In criminal trials, the judge will offer instructions or charges to the jurors, explaining things such as the elements of the charged offenses and providing directives on how the evidence should be evaluated. Thus, if a judge improperly instructs a jury, a defendant may be unjustly convicted, and the improper instruction may provide a basis for an appeal. Recently, in a New Jersey case in which the defendant was charged with aggravated assault, an appellate court discussed the evaluation of jury charges, ultimately determining the trial court properly instructed the jury. If you are charged with a violent crime such as assault, it is critical to retain a knowledgeable New Jersey criminal defense attorney to help you offer a compelling defense.
Facts of the Case
It is reported that the defendant physically attacked a man who was working in the salon of his ex-girlfriend. The girlfriend fled the salon, after which the defendant followed her, allowing the victim to escape. When the defendant realized both the victim and his ex-girlfriend were gone, he fled from the scene in a white van. He was subsequently charged with aggravated assault and making terroristic threats. Following a trial, he was found guilty of aggravated assault.

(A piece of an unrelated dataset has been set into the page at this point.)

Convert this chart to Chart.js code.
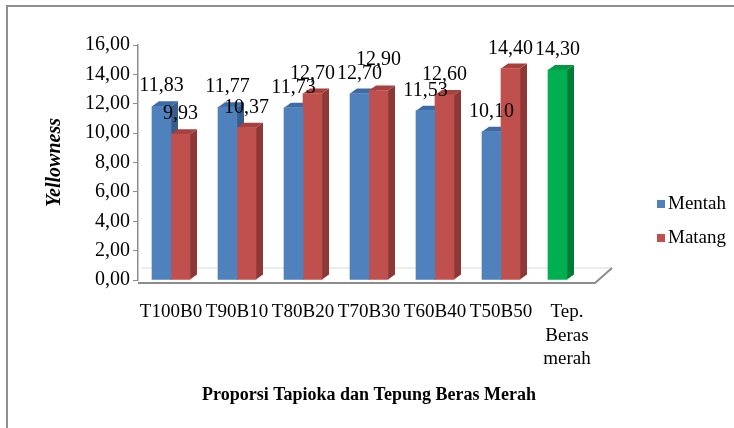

He appealed, arguing in part that the trial judge erred in providing the jury with a flight charge.
Evaluating Jury Charges
Under New Jersey law, when a defendant argues a jury charge was erroneous, the charge must be reviewed as a whole. As a person’s freedom is at stake, proper charges are critical to a fair trial, and erroneous charges on material issues are presumed to constitute reversible errors. If a defendant’s attorney fails to object to a charge, though, it is reviewed for plain error.